Mr Evans, ghost writer Douglas Thompson and publishers John Blake Publishing apologised in London's High Court for the "hurt and damage" they had caused.

Mr Justice Teare made a Declaration of Falsity against the two authors and the publisher.

Sir Salman, who did not seek damages, said after the hearing: "This has been an unattractive affair.


Salman Rushdie's statement outside court

"The author, ghost writers and publishers of this book have agreed in court that the book contained a very large number - 11 - serious falsehoods which they've admitted were complete lies.

"And the court has so ruled that these 11 statements were defamatory and untruthful.

"As far as I'm concerned that's the end of the matter.

"It was never my desire to seek any financial reward from this but simply to have it established that the truth is the truth and lies are lies - I'm happy to have nailed that."

'Locked in a room'

David Sherborne, representing Sir Salman, told the judge that Mr Evans's book contained "many so-called revelations about Sir Salman's home life, his relationship with his wife, son and interactions with police protection officers.

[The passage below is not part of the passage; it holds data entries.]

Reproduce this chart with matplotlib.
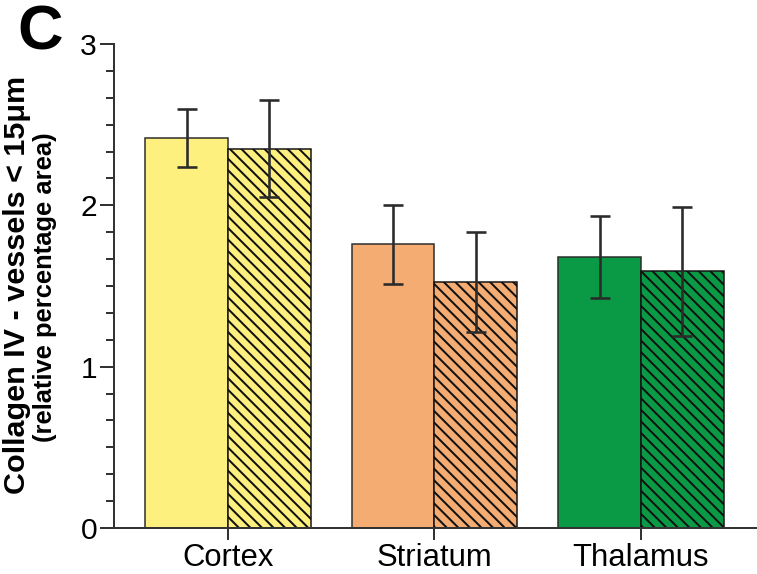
import matplotlib
matplotlib.use("Agg")
import matplotlib.pyplot as plt
from matplotlib.ticker import MultipleLocator

# Data
regions = ["Cortex", "Striatum", "Thalamus"]
solid_means = [2.42, 1.76, 1.68]
solid_err = [0.18, 0.245, 0.255]
hatched_means = [2.35, 1.525, 1.59]
hatched_err = [0.30, 0.31, 0.40]
colors = ["#FEF07E", "#F4AC72", "#0A9A46"]
y_ticks = [0, 1, 2, 3]

DPI = 104
W, H = 757, 574


def pt(px):
    """Convert a size in pixels to points at the figure dpi."""
    return px * 72.0 / DPI


plt.rcParams["font.family"] = ["Liberation Sans", "DejaVu Sans"]
plt.rcParams["hatch.linewidth"] = pt(2.0)

fig = plt.figure(figsize=(W / DPI, H / DPI), dpi=DPI)
ax = fig.add_axes([114 / W, 1 - 528 / H, 1 - 114 / W, (528 - 44) / H])

x = list(range(len(regions)))
w = 0.4
ax.bar([i - w / 2 for i in x], solid_means, width=w, color=colors,
       edgecolor="#2a2a2a", linewidth=pt(1.5), zorder=2)
ax.bar([i + w / 2 for i in x], hatched_means, width=w, color=colors,
       edgecolor="#111111", linewidth=pt(1.5), hatch="\\\\\\", zorder=2)

err_style = dict(fmt="none", ecolor="#2b2b2b", elinewidth=pt(2.6),
                 capsize=pt(10), capthick=pt(2.6), zorder=3)
ax.errorbar([i - w / 2 for i in x], solid_means, yerr=solid_err, **err_style)
ax.errorbar([i + w / 2 for i in x], hatched_means, yerr=hatched_err, **err_style)

ax.set_xlim(-0.552, 2.562)
ax.set_ylim(0, 3)
ax.set_yticks(y_ticks)
ax.yaxis.set_minor_locator(MultipleLocator(1 / 6))
ax.set_xticks(x)
ax.set_xticklabels(regions, fontsize=pt(31))
ax.tick_params(axis="y", which="major", labelsize=pt(30), length=pt(14),
               width=pt(2), color="#333333", pad=pt(3))
ax.tick_params(axis="y", which="minor", length=pt(8), width=pt(2), color="#333333")
ax.tick_params(axis="x", which="major", length=pt(12), width=pt(2),
               color="#333333", pad=pt(3))

for side in ["top", "right"]:
    ax.spines[side].set_visible(False)
for side in ["left", "bottom"]:
    ax.spines[side].set_linewidth(pt(2))
    ax.spines[side].set_color("#333333")

fig.text(25 / W, 1 - 285 / H, "Collagen IV - vessels < 15μm", rotation=90,
         rotation_mode="anchor", fontsize=pt(30.5), fontweight="bold",
         ha="center", va="baseline")
fig.text(52 / W, 1 - 287 / H, "(relative percentage area)", rotation=90,
         rotation_mode="anchor", fontsize=pt(25.5), fontweight="bold",
         ha="center", va="baseline")
fig.text(40 / W, 1 - 33 / H, "C", fontsize=pt(63), fontweight="bold",
         ha="center", va="center")

fig.savefig("out.png", dpi=DPI)
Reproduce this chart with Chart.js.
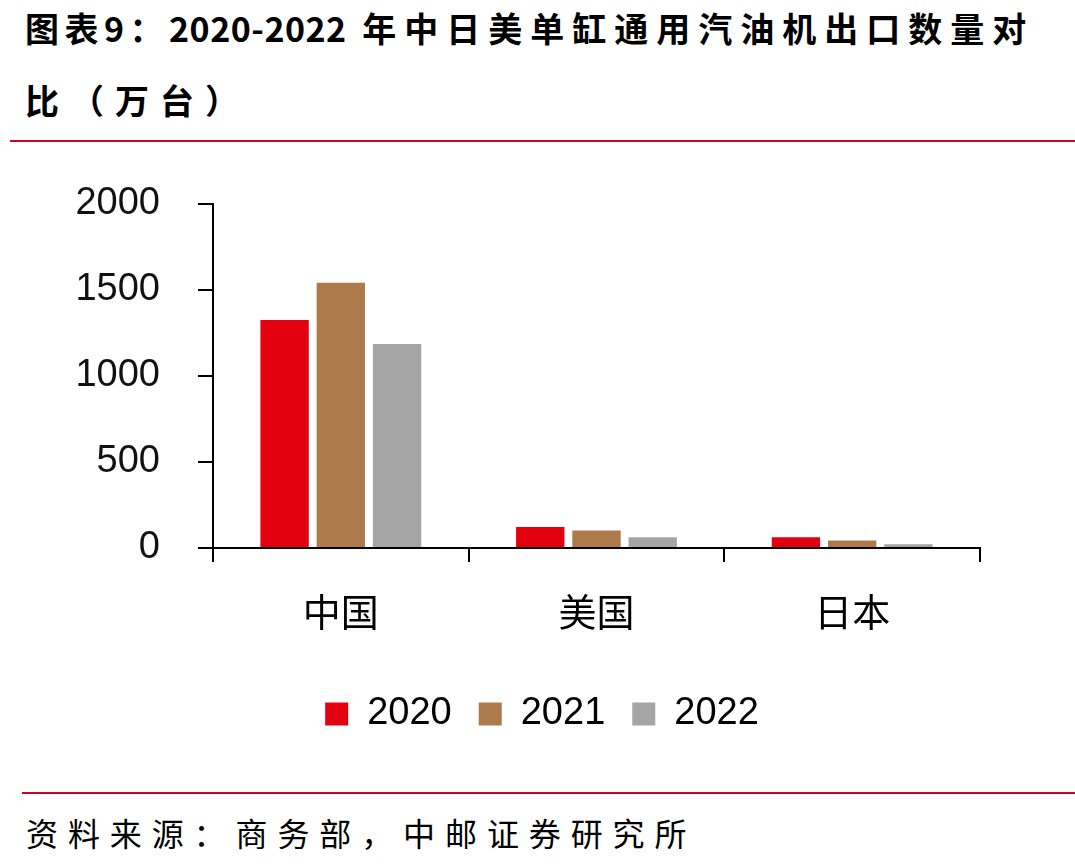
<!DOCTYPE html>
<html>
<head>
<meta charset="utf-8">
<script src="https://cdn.jsdelivr.net/npm/chart.js@4/dist/chart.umd.min.js"></script>
<style>
  body { margin: 0; background: #fff; width: 1075px; height: 868px; overflow: hidden; position: relative; font-family: "Noto Sans CJK SC", sans-serif; }
  .title { position: absolute; left: 25px; font-size: 34px; font-weight: 700; color: #000; white-space: nowrap; line-height: 40px; }
  .t1 { top: 8px; }
  .t2 { top: 80px; letter-spacing: 11px; }
  .sp1 { letter-spacing: 5.5px; }
  .sp2 { letter-spacing: 0.5px; }
  .sp3 { letter-spacing: 8px; }
  .rule { position: absolute; height: 2px; background: #d0021b; }
  .source { position: absolute; left: 26px; top: 812px; font-size: 32px; letter-spacing: 9.9px; color: #000; white-space: nowrap; line-height: 40px; }
  .chart-box { position: absolute; left: 0; top: 150px; width: 1075px; height: 620px; }
</style>
</head>
<body>
<div class="title t1"><span class="sp1">图表9：</span><span class="sp2">2020-2022</span><span class="sp3"> 年中日美单缸通用汽油机出口数量对</span></div>
<div class="title t2">比（万台）</div>
<div class="rule" style="left:10px; top:140px; width:1065px;"></div>
<div class="chart-box"><canvas id="chart"></canvas></div>
<div class="rule" style="left:22px; top:792px; width:1053px;"></div>
<div class="source">资料来源：商务部，中邮证券研究所</div>

<script>
const categories = ['中国', '美国', '日本'];
const years = ['2020', '2021', '2022'];
const values2020 = [1325, 122, 62];
const values2021 = [1542, 102, 43];
const values2022 = [1186, 62, 22];
const yTicks = [0, 500, 1000, 1500, 2000];

const colors = ['#e3000f', '#ad7a4c', '#a5a5a5'];

const series = [values2020, values2021, values2022];

const data = {
  labels: categories,
  datasets: years.map((year, i) => ({
    label: year,
    data: series[i],
    backgroundColor: colors[i],
    borderWidth: 0,
    categoryPercentage: 0.66,
    barPercentage: 0.86
  }))
};

// legend sits a bit right of the padded area's centre in the original
const shiftLegend = {
  id: 'shiftLegend',
  afterLayout: (chart) => {
    chart.legend.left += 52;
    chart.legend.right += 52;
  }
};

const chart = new Chart(document.getElementById('chart'), {
  type: 'bar',
  data: data,
  plugins: [shiftLegend],
  options: {
    responsive: true,
    maintainAspectRatio: false,
    animation: false,
    layout: {
      padding: { top: 54, right: 95, left: 0, bottom: 27 }
    },
    plugins: {
      tooltip: { enabled: false },
      legend: {
        position: 'bottom',
        labels: {
          boxWidth: 23,
          boxHeight: 23,
          padding: 27,
          color: '#000',
          font: { family: 'Liberation Sans, Arial, sans-serif', size: 38 }
        }
      }
    },
    scales: {
      x: {
        grid: {
          display: true,
          drawOnChartArea: false,
          color: '#000',
          lineWidth: 2,
          tickLength: 14,
          offset: true
        },
        border: { color: '#000', width: 2 },
        ticks: {
          color: '#000',
          padding: 27,
          font: { family: 'Noto Sans CJK SC, sans-serif', size: 38 }
        },
        afterFit: (scale) => { scale.height = 120; }
      },
      y: {
        min: 0,
        max: 2000,
        afterBuildTicks: (scale) => { scale.ticks = yTicks.map(v => ({ value: v })); },
        grid: {
          display: true,
          drawOnChartArea: false,
          color: '#000',
          lineWidth: 2,
          tickLength: 15
        },
        border: { color: '#000', width: 2 },
        ticks: {
          color: '#111',
          padding: 38,
          font: { family: 'Liberation Sans, Arial, sans-serif', size: 38 },
          callback: (value) => String(value)
        },
        afterFit: (scale) => {
          scale.width = 213;
          // keep the top label from pushing the plot down
          scale.paddingTop = 0;
          scale.paddingBottom = 0;
        }
      }
    }
  }
});
</script>
</body>
</html>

"In addition to the invasion of his privacy which this book represented, of particular concern to the claimant were a series of utterly and demonstrably false statements which it contained."

The statements admitted to be false included:

  • That Sir Salman was locked in a room by protection officers because of his objectionable attitude towards them.
  • That protection officers who asked Sir Salman if they could buy alcohol from him were charged for the drinks.
  • That Sir Salman sought to profit from the fatwa inviting Muslims to kill him for insulting the prophet Muhammad.
  • That he sought and was advised by the Intelligence Services not to publish a book about his experiences.
  • That safe houses were provided for Sir Salman at government expense, rather than having to provide them himself at great personal expense.
  • That the relationship between Sir Salman and his protection teams was unprofessional, hostile and unfriendly.
  • That Sir Salman was unhygienic and suicidal and was being supervised or examined by a police psychiatrist.
  • That Elizabeth West became his girlfriend and then his wife because of Sir Salman's wealth.

Establishing truth

Sir Salman praised the use of the Declaration of Falsity in this case and urged others in the same situation to follow the same route.

"I hope that maybe this device of the Declaration of Falsity is another way of pursuing these matters," he said.

"Instead of going for the megabucks you simply go to court for the important thing which is to establish what's true and what's not.

"I think it's a clearer and simpler way of dealing with this and I'm very pleased we've been able to use it in this way."

On Her Majesty's Service was due to be published in early August but it was delayed after Sir Salman became aware of the claims after portions of the book were serialised in a newspaper.

John Blake Publishing Ltd, pulped 4,000 copies which were printed but never distributed after discovering that substantial parts of two chapters were untrue.

Elements of the book have now been re-written.